I've been spending a fair amount of time as honourary gadfly on a moderate leftist blog up here. They're bright guys with a Brit-like sense of humour and aren't excessively dogmatic. But when it comes to social issues, they channel Skipper. We've just had a law passed here banning cell-phone use while driving that caused one of the hosts to go ballistic. Within ten comments he was treating us to a full-blown Ayn Rand phillipic about how it was the first step to the gulag.
erp's comment is telling because it seems to be a primarily (although not exclusively) a male thing, especially a young male thing. Presumably women know what happens when men assert their right to unfettered liberty. They also can be as stridently and viscerally anti-religious as the secular left. To be frank, I think I prefer the compassionate naivity of the young decent left to the bloodless, flinty beggar-thy-neighbourism of these misanthropes. At least there is a beating heart there.
Peter Burnet wrote: "...nobody can really say whether or not these women aren't just making an alternative career choice..."
Is it that "nobody can really say" or that "nobody really wants the government to say". Surely people on at least a few of the blogs are happy to say that they think the international sex trade is a bad thing?

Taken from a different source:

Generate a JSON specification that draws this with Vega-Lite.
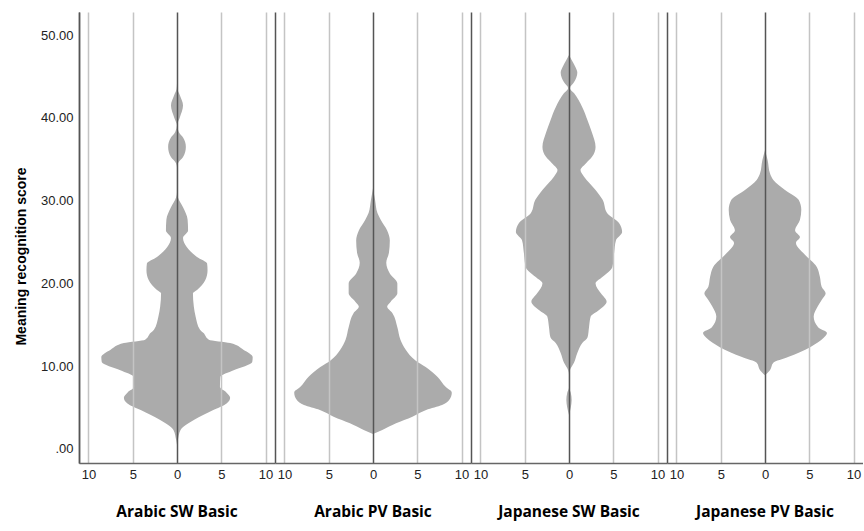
{
  "$schema": "https://vega.github.io/schema/vega-lite/v6.json",
  "background": "white",
  "padding": {"left": 14, "top": 12, "right": 0, "bottom": 0},
  "data": {"values": [
    {"g": "Arabic SW Basic", "s": 0.5, "f": 0},
    {"g": "Arabic SW Basic", "s": 1.1, "f": 0.1},
    {"g": "Arabic SW Basic", "s": 2.3, "f": 0.4},
    {"g": "Arabic SW Basic", "s": 3.5, "f": 1.9},
    {"g": "Arabic SW Basic", "s": 4.7, "f": 4.1},
    {"g": "Arabic SW Basic", "s": 5.5, "f": 5.6},
    {"g": "Arabic SW Basic", "s": 6.2, "f": 6.0},
    {"g": "Arabic SW Basic", "s": 6.8, "f": 5.6},
    {"g": "Arabic SW Basic", "s": 7.5, "f": 4.85},
    {"g": "Arabic SW Basic", "s": 8.7, "f": 4.9},
    {"g": "Arabic SW Basic", "s": 9.5, "f": 6.4},
    {"g": "Arabic SW Basic", "s": 10.5, "f": 8.5},
    {"g": "Arabic SW Basic", "s": 11.1, "f": 8.55},
    {"g": "Arabic SW Basic", "s": 12.0, "f": 7.5},
    {"g": "Arabic SW Basic", "s": 12.8, "f": 6.0},
    {"g": "Arabic SW Basic", "s": 13.2, "f": 3.6},
    {"g": "Arabic SW Basic", "s": 14.0, "f": 3.0},
    {"g": "Arabic SW Basic", "s": 14.4, "f": 2.6},
    {"g": "Arabic SW Basic", "s": 16.0, "f": 2.1},
    {"g": "Arabic SW Basic", "s": 17.2, "f": 1.9},
    {"g": "Arabic SW Basic", "s": 18.8, "f": 1.8},
    {"g": "Arabic SW Basic", "s": 19.2, "f": 2.26},
    {"g": "Arabic SW Basic", "s": 20.4, "f": 3.2},
    {"g": "Arabic SW Basic", "s": 21.6, "f": 3.45},
    {"g": "Arabic SW Basic", "s": 22.4, "f": 3.4},
    {"g": "Arabic SW Basic", "s": 23.2, "f": 2.26},
    {"g": "Arabic SW Basic", "s": 24.4, "f": 1.1},
    {"g": "Arabic SW Basic", "s": 25.5, "f": 0.68},
    {"g": "Arabic SW Basic", "s": 26.4, "f": 1.25},
    {"g": "Arabic SW Basic", "s": 27.7, "f": 1.2},
    {"g": "Arabic SW Basic", "s": 29.2, "f": 0.68},
    {"g": "Arabic SW Basic", "s": 30.4, "f": 0.1},
    {"g": "Arabic SW Basic", "s": 31.0, "f": 0.02},
    {"g": "Arabic SW Basic", "s": 34.0, "f": 0.02},
    {"g": "Arabic SW Basic", "s": 34.5, "f": 0.1},
    {"g": "Arabic SW Basic", "s": 35.3, "f": 0.7},
    {"g": "Arabic SW Basic", "s": 36.5, "f": 1.0},
    {"g": "Arabic SW Basic", "s": 37.6, "f": 0.7},
    {"g": "Arabic SW Basic", "s": 38.3, "f": 0.2},
    {"g": "Arabic SW Basic", "s": 39.1, "f": 0.02},
    {"g": "Arabic SW Basic", "s": 40.0, "f": 0.3},
    {"g": "Arabic SW Basic", "s": 41.5, "f": 0.68},
    {"g": "Arabic SW Basic", "s": 42.8, "f": 0.3},
    {"g": "Arabic SW Basic", "s": 43.5, "f": 0.05},
    {"g": "Arabic SW Basic", "s": 44.2, "f": 0},

    {"g": "Arabic PV Basic", "s": 1.8, "f": 0},
    {"g": "Arabic PV Basic", "s": 2.3, "f": 1.05},
    {"g": "Arabic PV Basic", "s": 3.1, "f": 2.6},
    {"g": "Arabic PV Basic", "s": 3.9, "f": 4.45},
    {"g": "Arabic PV Basic", "s": 4.7, "f": 6.0},
    {"g": "Arabic PV Basic", "s": 5.3, "f": 7.8},
    {"g": "Arabic PV Basic", "s": 5.9, "f": 8.6},
    {"g": "Arabic PV Basic", "s": 6.8, "f": 8.9},
    {"g": "Arabic PV Basic", "s": 7.5, "f": 8.2},
    {"g": "Arabic PV Basic", "s": 8.7, "f": 7.3},
    {"g": "Arabic PV Basic", "s": 9.9, "f": 5.95},
    {"g": "Arabic PV Basic", "s": 10.7, "f": 4.8},
    {"g": "Arabic PV Basic", "s": 12.0, "f": 3.7},
    {"g": "Arabic PV Basic", "s": 13.2, "f": 3.1},
    {"g": "Arabic PV Basic", "s": 14.7, "f": 2.75},
    {"g": "Arabic PV Basic", "s": 16.4, "f": 2.2},
    {"g": "Arabic PV Basic", "s": 17.2, "f": 1.6},
    {"g": "Arabic PV Basic", "s": 17.8, "f": 2.0},
    {"g": "Arabic PV Basic", "s": 18.8, "f": 2.75},
    {"g": "Arabic PV Basic", "s": 20.0, "f": 2.75},
    {"g": "Arabic PV Basic", "s": 21.2, "f": 1.9},
    {"g": "Arabic PV Basic", "s": 22.5, "f": 1.5},
    {"g": "Arabic PV Basic", "s": 23.7, "f": 1.8},
    {"g": "Arabic PV Basic", "s": 25.2, "f": 1.9},
    {"g": "Arabic PV Basic", "s": 26.4, "f": 1.6},
    {"g": "Arabic PV Basic", "s": 27.7, "f": 0.87},
    {"g": "Arabic PV Basic", "s": 28.5, "f": 0.5},
    {"g": "Arabic PV Basic", "s": 30.1, "f": 0.23},
    {"g": "Arabic PV Basic", "s": 31.5, "f": 0},

    {"g": "Japanese SW Basic", "s": 4.1, "f": 0},
    {"g": "Japanese SW Basic", "s": 5.0, "f": 0.2},
    {"g": "Japanese SW Basic", "s": 5.9, "f": 0.3},
    {"g": "Japanese SW Basic", "s": 6.8, "f": 0.2},
    {"g": "Japanese SW Basic", "s": 7.4, "f": 0.02},
    {"g": "Japanese SW Basic", "s": 9.0, "f": 0.02},
    {"g": "Japanese SW Basic", "s": 9.5, "f": 0.1},
    {"g": "Japanese SW Basic", "s": 10.4, "f": 0.56},
    {"g": "Japanese SW Basic", "s": 11.6, "f": 0.94},
    {"g": "Japanese SW Basic", "s": 12.8, "f": 1.5},
    {"g": "Japanese SW Basic", "s": 13.5, "f": 2.1},
    {"g": "Japanese SW Basic", "s": 14.7, "f": 2.26},
    {"g": "Japanese SW Basic", "s": 16.0, "f": 2.45},
    {"g": "Japanese SW Basic", "s": 16.8, "f": 3.4},
    {"g": "Japanese SW Basic", "s": 17.8, "f": 4.25},
    {"g": "Japanese SW Basic", "s": 18.8, "f": 3.6},
    {"g": "Japanese SW Basic", "s": 20.0, "f": 3.0},
    {"g": "Japanese SW Basic", "s": 20.8, "f": 3.8},
    {"g": "Japanese SW Basic", "s": 22.0, "f": 4.9},
    {"g": "Japanese SW Basic", "s": 23.7, "f": 5.1},
    {"g": "Japanese SW Basic", "s": 25.2, "f": 5.3},
    {"g": "Japanese SW Basic", "s": 26.2, "f": 6.0},
    {"g": "Japanese SW Basic", "s": 27.3, "f": 5.65},
    {"g": "Japanese SW Basic", "s": 28.5, "f": 4.3},
    {"g": "Japanese SW Basic", "s": 30.1, "f": 3.8},
    {"g": "Japanese SW Basic", "s": 31.3, "f": 3.0},
    {"g": "Japanese SW Basic", "s": 32.9, "f": 1.7},
    {"g": "Japanese SW Basic", "s": 33.7, "f": 1.3},
    {"g": "Japanese SW Basic", "s": 34.5, "f": 1.9},
    {"g": "Japanese SW Basic", "s": 35.3, "f": 2.6},
    {"g": "Japanese SW Basic", "s": 36.5, "f": 3.0},
    {"g": "Japanese SW Basic", "s": 38.2, "f": 2.6},
    {"g": "Japanese SW Basic", "s": 39.7, "f": 2.1},
    {"g": "Japanese SW Basic", "s": 41.3, "f": 1.5},
    {"g": "Japanese SW Basic", "s": 43.0, "f": 0.56},
    {"g": "Japanese SW Basic", "s": 43.6, "f": 0.1},
    {"g": "Japanese SW Basic", "s": 44.3, "f": 0.56},
    {"g": "Japanese SW Basic", "s": 45.5, "f": 0.94},
    {"g": "Japanese SW Basic", "s": 46.1, "f": 0.75},
    {"g": "Japanese SW Basic", "s": 47.0, "f": 0.3},
    {"g": "Japanese SW Basic", "s": 47.6, "f": 0},

    {"g": "Japanese PV Basic", "s": 8.9, "f": 0},
    {"g": "Japanese PV Basic", "s": 9.5, "f": 0.56},
    {"g": "Japanese PV Basic", "s": 10.4, "f": 0.94},
    {"g": "Japanese PV Basic", "s": 11.1, "f": 2.6},
    {"g": "Japanese PV Basic", "s": 12.3, "f": 5.1},
    {"g": "Japanese PV Basic", "s": 13.4, "f": 6.6},
    {"g": "Japanese PV Basic", "s": 14.0, "f": 7.0},
    {"g": "Japanese PV Basic", "s": 14.7, "f": 6.0},
    {"g": "Japanese PV Basic", "s": 16.0, "f": 5.5},
    {"g": "Japanese PV Basic", "s": 17.2, "f": 5.95},
    {"g": "Japanese PV Basic", "s": 18.0, "f": 6.4},
    {"g": "Japanese PV Basic", "s": 18.8, "f": 6.85},
    {"g": "Japanese PV Basic", "s": 19.6, "f": 6.4},
    {"g": "Japanese PV Basic", "s": 20.8, "f": 6.2},
    {"g": "Japanese PV Basic", "s": 22.0, "f": 5.85},
    {"g": "Japanese PV Basic", "s": 23.7, "f": 4.3},
    {"g": "Japanese PV Basic", "s": 24.9, "f": 3.5},
    {"g": "Japanese PV Basic", "s": 25.6, "f": 3.95},
    {"g": "Japanese PV Basic", "s": 26.4, "f": 3.4},
    {"g": "Japanese PV Basic", "s": 27.7, "f": 3.95},
    {"g": "Japanese PV Basic", "s": 28.9, "f": 4.1},
    {"g": "Japanese PV Basic", "s": 30.1, "f": 3.8},
    {"g": "Japanese PV Basic", "s": 31.3, "f": 2.26},
    {"g": "Japanese PV Basic", "s": 32.5, "f": 0.94},
    {"g": "Japanese PV Basic", "s": 33.3, "f": 0.56},
    {"g": "Japanese PV Basic", "s": 34.9, "f": 0.3},
    {"g": "Japanese PV Basic", "s": 36.1, "f": 0}
  ]},
  "facet": {
    "column": {
      "field": "g",
      "type": "nominal",
      "sort": ["Arabic SW Basic", "Arabic PV Basic", "Japanese SW Basic", "Japanese PV Basic"],
      "header": {
        "title": null,
        "labelOrient": "bottom",
        "labelFont": "Open Sans",
        "labelFontSize": 15.5,
        "labelFontWeight": "bold",
        "labelColor": "#000000",
        "labelPadding": 24
      }
    }
  },
  "spacing": 0,
  "resolve": {"scale": {"x": "independent"}},
  "spec": {
    "width": 196,
    "height": 451,
    "layer": [
      {
        "mark": {"type": "area", "orient": "horizontal", "interpolate": "monotone", "color": "#ababab", "opacity": 1},
        "encoding": {
          "y": {
            "field": "s", "type": "quantitative",
            "scale": {"domain": [-1.7, 52.8], "nice": false, "zero": false},
            "title": "Meaning recognition score",
            "axis": {
              "values": [0, 10, 20, 30, 40, 50],
              "labelExpr": "datum.value == 0 ? '.00' : format(datum.value, '.2f')",
              "ticks": false,
              "grid": false,
              "domainColor": "#666666",
              "domainWidth": 1.5,
              "labelFont": "Liberation Sans",
              "labelFontSize": 13,
              "labelColor": "#222222",
              "labelPadding": 6,
              "titleFont": "Liberation Sans",
              "titleFontSize": 14,
              "titleFontWeight": "bold",
              "titleColor": "#000000",
              "titlePadding": 12,
              "titleY": 244
            }
          },
          "x": {
            "field": "f", "type": "quantitative", "stack": null,
            "scale": {"domain": [-11.07, 11.07], "nice": false, "zero": false},
            "title": null,
            "axis": {
              "values": [-11.07, -10, -5, 0, 5, 10],
              "labelExpr": "abs(datum.value) > 11 ? '' : format(abs(datum.value), 'd')",
              "ticks": false,
              "grid": true,
              "gridColor": {"condition": {"test": "datum.value == 0 || abs(datum.value) > 11", "value": "#555555"}, "value": "#c4c4c4"},
              "gridWidth": 1.5,
              "domainColor": "#666666",
              "domainWidth": 1.5,
              "labelFont": "Liberation Sans",
              "labelFontSize": 13,
              "labelColor": "#222222",
              "labelPadding": 5,
              "zindex": 1
            }
          }
        }
      },
      {
        "mark": {"type": "area", "orient": "horizontal", "interpolate": "monotone", "color": "#ababab", "opacity": 1},
        "encoding": {
          "y": {"field": "s", "type": "quantitative", "scale": {"domain": [-1.7, 52.8], "nice": false, "zero": false}},
          "x": {
            "field": "f", "type": "quantitative", "stack": null,
            "scale": {"domain": [-11.07, 11.07], "nice": false, "zero": false, "reverse": true},
            "axis": null
          }
        }
      }
    ],
    "resolve": {"scale": {"x": "independent"}}
  },
  "config": {"view": {"stroke": null}}
}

Peter Burnet wrote: "...they channel Skipper."
You say that like it's a bad thing. If everybody channeled Skipper I think we'd be doing just fine.
Peter Burnet wrote: "At least there is a beating heart there."
Maybe so. And perhaps we've achieved an adequate level of wealth to withstand the more limited prosperity that will result.
You say that like it's a bad thing.No disrespect to Skipper intended, but I'm sure he wouldn't disagree that we don't exactly see eye to eye on such issues.
But Bret, what do you see as the main difference between the libertarians who are trying your patience and, say, a fervent Reaganite or contemporary National Review fan?
"what do you see as the main difference between the libertarians who are trying your patience and, say, a fervent Reaganite or contemporary National Review fan?"
Primarily a matter of degree. I haven't read a lot of the National Review so I'll have to stick to "fervent Reaganite[s]", and even with those folks, I think there's a bit of variance.
A Reaganite might say, "the government can't solve all your problems, in fact the government is often or even usually the problem." The Cafe Hayek blogger (Boudreaux in particular) says that it is illegitimate, corrupt, and immoral for the government to ever address any problem outside of contract and law enforcement.
I might question the wisdom of having the government address certain problems, but I wouldn't claim the activity to be illegitimate and immoral.
A secondary problem is that of practicality. A Reaganite typically would try to work with the system and understands the limitations and the incremental nature of doing so.
As an example of the extremism at Cafe Hayek, in response to a claim that the government should have absolutely no involvement with regulating credit cards, I asked, "So no (government) restrictions whatsoever? How about if you agree to be
executed if you default on your credit card debt?" A typical answer: "the answer to your original question is YES. If someone signs a contract agreeing to being executed in case of default, then he/she should be."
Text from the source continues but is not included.